But on his most recent album, Kelly decides to go all in with the comedy and go where no kids' musician has gone before -- the standup comedy club. The album titled My First Comedy Album is a misnomer, because most of his albums have been comedic at their core, but it is his first attempt at recording a show in a comedy club. (With a two juice-box minimum? Unclear.)
Billy Kelly is hardly the only artist to provide a healthy dose of humor on their albums for the single-digit set. Recess Monkey, for example, have been on the jokier end of the musical spectrum, and wrote an entire song ("Knocktopus") revolving around the first jokes most preschoolers learn -- knock-knock jokes. Josh and the Jamtones did an entire album called Bear Hunt that was essentially a long set of riffs loosely connected by songs that eventually became a movie, as if one of those two-guys-talking-in-front-of-a-microphone podcasts became an animated production. The latest Michael and the Rockness Monsters album Funny Faces features a handful of silly songs that harken back to the era of novelty songs. Cory Cullinan and Richard Perlmutter use comedy to carve an entrance for kids into classical music. And Eric Herman did an entire sketch and music comedy album titled The Incredibly Spaced-Out Adventures of Jupiter Jackson.

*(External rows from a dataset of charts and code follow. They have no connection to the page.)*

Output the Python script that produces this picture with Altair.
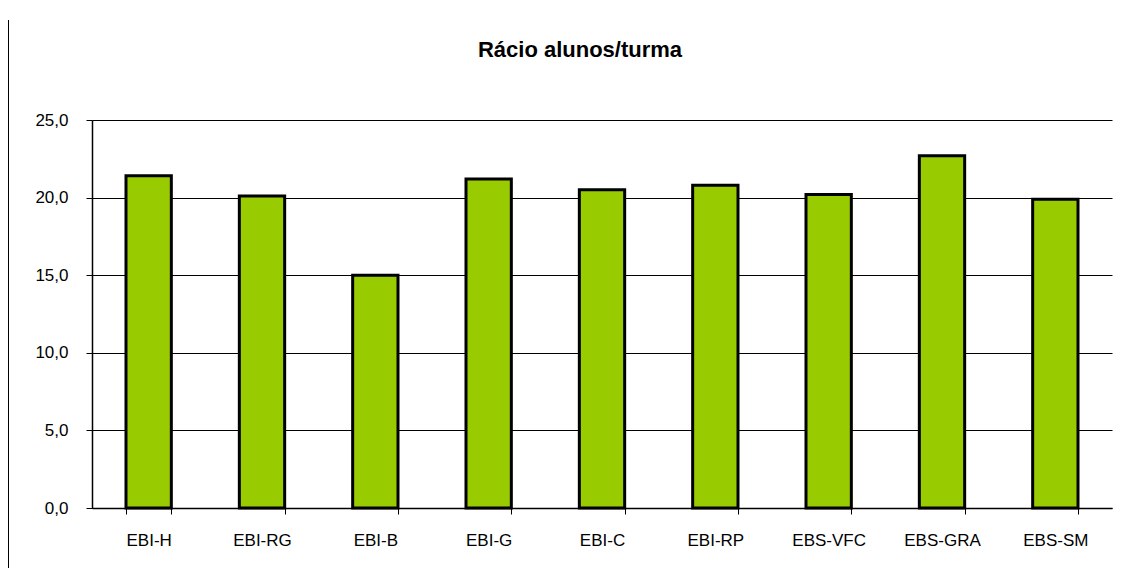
import altair as alt
import pandas as pd

escolas = ["EBI-H", "EBI-RG", "EBI-B", "EBI-G", "EBI-C", "EBI-RP", "EBS-VFC", "EBS-GRA", "EBS-SM"]
racio = [21.4, 20.1, 15.0, 21.2, 20.5, 20.8, 20.2, 22.7, 19.9]

df = pd.DataFrame({"escola": escolas, "racio": racio})

FONT = "Liberation Sans"

bars = alt.Chart(df).mark_bar(
    color="#99CC00", stroke="black", strokeWidth=3
).encode(
    x=alt.X("escola:N", sort=escolas, title=None,
            scale=alt.Scale(paddingInner=0.6, paddingOuter=0.3),
            axis=alt.Axis(labelAngle=0, labelFont=FONT, labelFontSize=17, labelColor="black",
                          labelPadding=18, domainColor="black", domainWidth=1.5,
                          tickColor="black", tickBand="extent", tickSize=6, grid=False)),
    y=alt.Y("racio:Q", title=None,
            scale=alt.Scale(domain=[0, 25]),
            axis=alt.Axis(values=[0, 5, 10, 15, 20, 25],
                          labelExpr="replace(format(datum.value, '.1f'), '.', ',')",
                          labelFont=FONT, labelFontSize=17, labelColor="black",
                          labelPadding=18, tickSize=6, tickColor="black",
                          domainColor="black", domainWidth=1.5,
                          grid=True, gridColor="black", gridWidth=1.2, gridOpacity=1)),
)

frame = alt.Chart(df).mark_rule(color="black", strokeWidth=1).encode(
    x=alt.value(-84), y=alt.value(-100), y2=alt.value(456)
)

chart = alt.layer(bars, frame).properties(
    width=1020, height=388,
    title=alt.TitleParams("Rácio alunos/turma", font=FONT, fontSize=22, fontWeight="bold",
                          color="black", anchor="middle", offset=-42, dx=-22),
    autosize=alt.AutoSizeParams(type="none"),
    padding={"left": 84, "top": 112, "right": 8, "bottom": 60},
).configure_view(stroke=None)

chart.save("out.html", embed_options={"renderer": "svg", "actions": False})
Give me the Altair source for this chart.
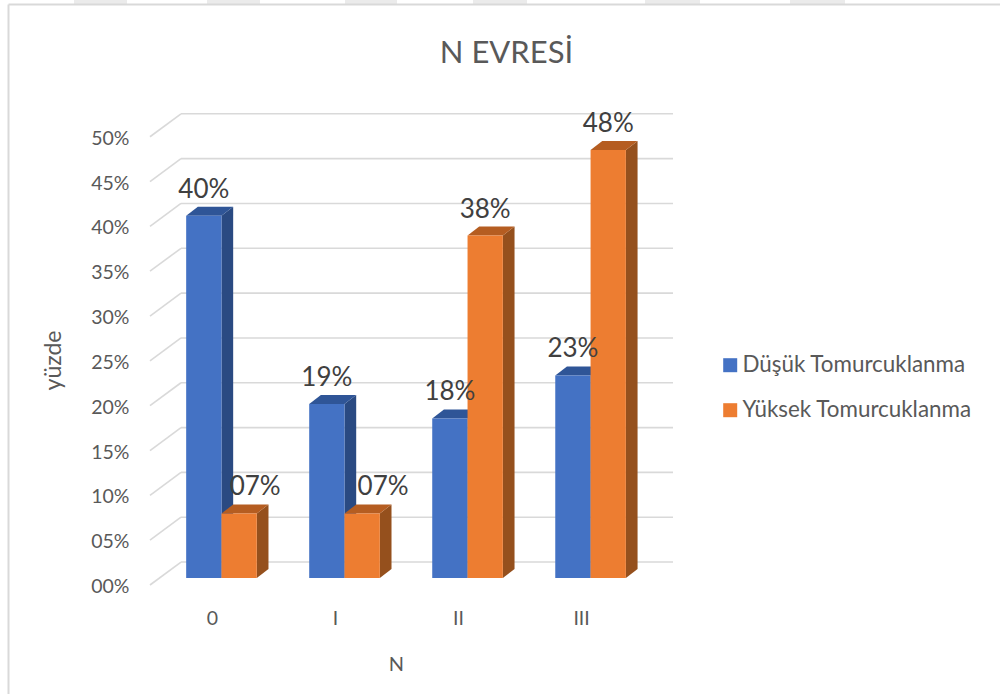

One thing you might notice scanning down that list is that it's made up entirely of males. And my perception is that guys tend to be given more leeway to do silly things in kids music, which means that female artists like Joanie Leeds, Sirius-XM's/Wow in the World's Mindy Thomas, or the much-missed-in-kindie Ashley Albert of The Jimmies who traffic in broader humor like their male counterparts above are more the exception. (And women such as Molly Ledford who use humor sometimes more subtly are often overlooked.) It's a little disappointing, to be sure.
Both lists above also highlight the fact that comedy crafted specifically for kids is pretty hard to find. Find someone to animate your jokes and craft a 6-, 11-, or 22-minute story around them, and you too can get your own development deal. But sketch comedy for kids, especially audio-only sketch comedy for kids, is reaaally hard to find. As best I can tell, the only folks doing that full-time are The Listies, who are based in Australia, so even though they tour a lot, it's probably too much to expect that they just criss-cross the United States week after week. (Note: I very much recommend listening to The Listies. Maybe they'll change their minds about the States.)
Into this void, then, jumps Billy Kelly, father of two, purveyor of dad jokes, whose puns earn groans from the audience (when was the last time you heard that on a comedy album?). And Kelly certainly does take a few opportunities to speak directly to the kids who are sitting in his mixed age audience, noting that he got them into the [comedy] club and noting that kids do, in fact, catch a break. Like, a lot.
But for the most part, Kelly trains his eye on more absurdist topics, like deciding to forego bird-watching for bird watcher-watching.